Training Day wouldn’t be nearly as powerful if the racial roles were reversed. If the corrupt officer played by Denzel was white and Ethan Hawke’s role as the squeaky-clean trainee was the Black cop, police corruption and brutality would come off quite different. The fact that it’s a Black man abusing his power — the same power that all cops have — is what makes the movie’s critique of corrupt cops and America work so powerfully.
A recent Canadian film called Black Cop utilizes this same power move with equally revealing results. In it, we find a uniformed beat cop in an unnamed city on the East Coast who “spends a day treating white civilians the way white cops treat Black people — with unnecessary hostility, physical threats and even violence.” As you watch this lawless Black cop pull people over, subject them to unnecessary searches and harassment, even violence, his police brutality jumps out. White people aren’t supposed to be treated like that, especially by a Black cop who uses violence with impunity. This calls into question how much power all cops possess.
How much progress, though, does the Black cop trope suggest we’ve actually made?

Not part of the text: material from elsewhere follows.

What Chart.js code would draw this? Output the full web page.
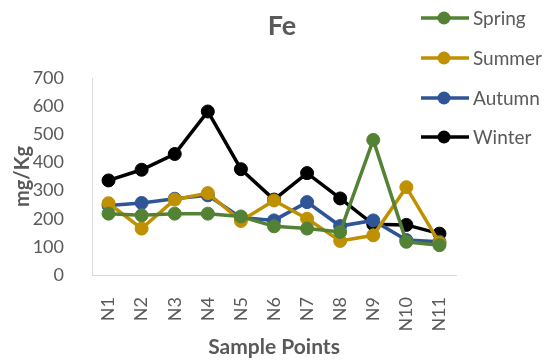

America’s favorite dream is that we can one day become a post-racial nation. That obviously would require structural changes to guarantee equality for all Americans. For instance, cops must be held accountable for their crimes — regardless of the color of their skin. We must also recognize that the social order Black cops enforce has inarguably been racist, which is why Black cops get treated as traitors. Like the two-faced Janus, the Black cop lives with a split identity: Uncle Toms who hide behind their badge and gun.
This makes their characters dramatically compelling. It’s also why they serve as such a flimsy apology or scathing critique of American values.